▶ **WHAT IS REQUIRED**
Pictures do not belong in the copy; restate the records below word for word.

========================

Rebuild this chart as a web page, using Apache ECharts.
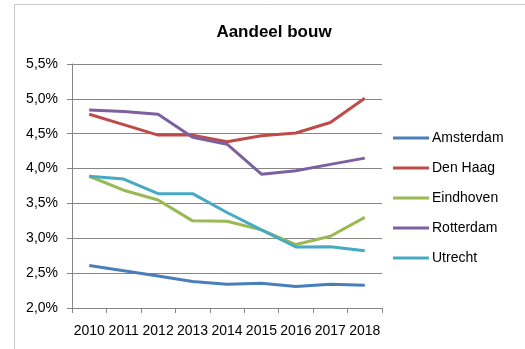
<!DOCTYPE html>
<html><head><meta charset="utf-8">
<script src="https://cdn.jsdelivr.net/npm/echarts@6/dist/echarts.min.js"></script>
<style>html,body{margin:0;padding:0;background:#fff}#c{width:525px;height:349px}</style>
</head><body><div id="c"></div>
<script>
const years = ['2010','2011','2012','2013','2014','2015','2016','2017','2018'];
const amsterdam = [2.61,2.535,2.46,2.38,2.34,2.355,2.31,2.34,2.325];
const denHaag = [4.78,4.63,4.48,4.48,4.385,4.47,4.51,4.66,5.01];
const eindhoven = [3.89,3.69,3.55,3.25,3.245,3.12,2.91,3.03,3.30];
const rotterdam = [4.84,4.82,4.78,4.45,4.35,3.92,3.97,4.06,4.15];
const utrecht = [3.89,3.85,3.64,3.64,3.37,3.12,2.875,2.88,2.82];
const names = ['Amsterdam','Den Haag','Eindhoven','Rotterdam','Utrecht'];
const colors = ['#4A7EBB','#BE4B48','#98B954','#7D60A0','#46AAC5'];
const seriesData = [amsterdam,denHaag,eindhoven,rotterdam,utrecht];
const font = 'Liberation Sans, Arial, sans-serif';
const chart = echarts.init(document.getElementById('c'));
chart.setOption({
  animation:false,
  color: colors,
  title:{text:'Aandeel bouw',left:269,top:19,textAlign:'center',
    textStyle:{fontFamily:font,fontSize:17,fontWeight:'bold',color:'#000'}},
  graphic:[{type:'rect',shape:{x:14.5,y:4.5,width:700,height:500},
    style:{fill:'none',stroke:'#c8c8c8',lineWidth:1},silent:true,z:-1}],
  legend:{orient:'vertical',left:388,top:126,itemWidth:36,itemHeight:3,itemGap:16,
    icon:'rect',
    textStyle:{fontFamily:font,fontSize:14,color:'#000',padding:[0,0,0,-2]},
    data:names},
  grid:{left:72,right:143,top:64,bottom:41,containLabel:false},
  xAxis:{type:'category',data:years,boundaryGap:true,
    axisLine:{lineStyle:{color:'#868686',width:1}},
    axisTick:{show:true,interval:0,length:5,lineStyle:{color:'#868686'}},
    axisLabel:{interval:0,margin:16,fontFamily:font,fontSize:14,color:'#000'},
    splitLine:{show:false}},
  yAxis:{type:'value',min:2,max:5.5,interval:0.5,
    axisLine:{show:true,lineStyle:{color:'#868686',width:1}},
    axisTick:{show:true,length:5,lineStyle:{color:'#868686'}},
    axisLabel:{margin:14,fontFamily:font,fontSize:14,color:'#000',
      formatter:v=>v.toFixed(1).replace('.',',')+'%'},
    splitLine:{lineStyle:{color:'#868686',width:1}}},
  series: seriesData.map((d,i)=>({name:names[i],type:'line',data:d,symbol:'none',
    lineStyle:{width:3,color:colors[i]},itemStyle:{color:colors[i]}}))
});
</script></body></html>
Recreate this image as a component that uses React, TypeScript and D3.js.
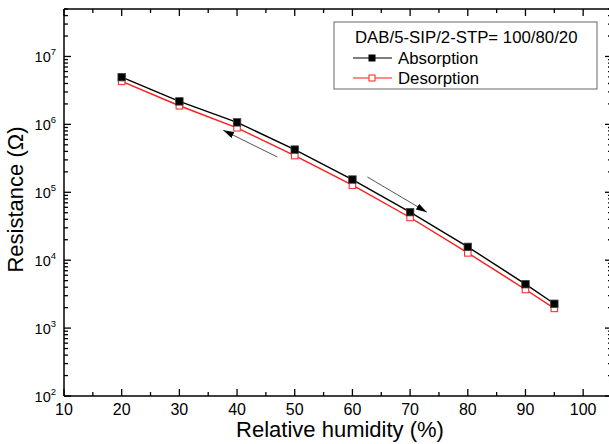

========================

▶ **REPLY**
Rebuild this chart as a web page, using Apache ECharts.
<!DOCTYPE html>
<html><head><meta charset="utf-8">
<script src="https://cdn.jsdelivr.net/npm/echarts@6/dist/echarts.min.js"></script>
<style>html,body{margin:0;padding:0;background:#fff}#c{width:525px;height:349px}</style>
</head><body><div id="c"></div>
<script>
const years = ['2010','2011','2012','2013','2014','2015','2016','2017','2018'];
const amsterdam = [2.61,2.535,2.46,2.38,2.34,2.355,2.31,2.34,2.325];
const denHaag = [4.78,4.63,4.48,4.48,4.385,4.47,4.51,4.66,5.01];
const eindhoven = [3.89,3.69,3.55,3.25,3.245,3.12,2.91,3.03,3.30];
const rotterdam = [4.84,4.82,4.78,4.45,4.35,3.92,3.97,4.06,4.15];
const utrecht = [3.89,3.85,3.64,3.64,3.37,3.12,2.875,2.88,2.82];
const names = ['Amsterdam','Den Haag','Eindhoven','Rotterdam','Utrecht'];
const colors = ['#4A7EBB','#BE4B48','#98B954','#7D60A0','#46AAC5'];
const seriesData = [amsterdam,denHaag,eindhoven,rotterdam,utrecht];
const font = 'Liberation Sans, Arial, sans-serif';
const chart = echarts.init(document.getElementById('c'));
chart.setOption({
  animation:false,
  color: colors,
  title:{text:'Aandeel bouw',left:269,top:19,textAlign:'center',
    textStyle:{fontFamily:font,fontSize:17,fontWeight:'bold',color:'#000'}},
  graphic:[{type:'rect',shape:{x:14.5,y:4.5,width:700,height:500},
    style:{fill:'none',stroke:'#c8c8c8',lineWidth:1},silent:true,z:-1}],
  legend:{orient:'vertical',left:388,top:126,itemWidth:36,itemHeight:3,itemGap:16,
    icon:'rect',
    textStyle:{fontFamily:font,fontSize:14,color:'#000',padding:[0,0,0,-2]},
    data:names},
  grid:{left:72,right:143,top:64,bottom:41,containLabel:false},
  xAxis:{type:'category',data:years,boundaryGap:true,
    axisLine:{lineStyle:{color:'#868686',width:1}},
    axisTick:{show:true,interval:0,length:5,lineStyle:{color:'#868686'}},
    axisLabel:{interval:0,margin:16,fontFamily:font,fontSize:14,color:'#000'},
    splitLine:{show:false}},
  yAxis:{type:'value',min:2,max:5.5,interval:0.5,
    axisLine:{show:true,lineStyle:{color:'#868686',width:1}},
    axisTick:{show:true,length:5,lineStyle:{color:'#868686'}},
    axisLabel:{margin:14,fontFamily:font,fontSize:14,color:'#000',
      formatter:v=>v.toFixed(1).replace('.',',')+'%'},
    splitLine:{lineStyle:{color:'#868686',width:1}}},
  series: seriesData.map((d,i)=>({name:names[i],type:'line',data:d,symbol:'none',
    lineStyle:{width:3,color:colors[i]},itemStyle:{color:colors[i]}}))
});
</script></body></html>
Recreate this image as a component that uses React, TypeScript and D3.js.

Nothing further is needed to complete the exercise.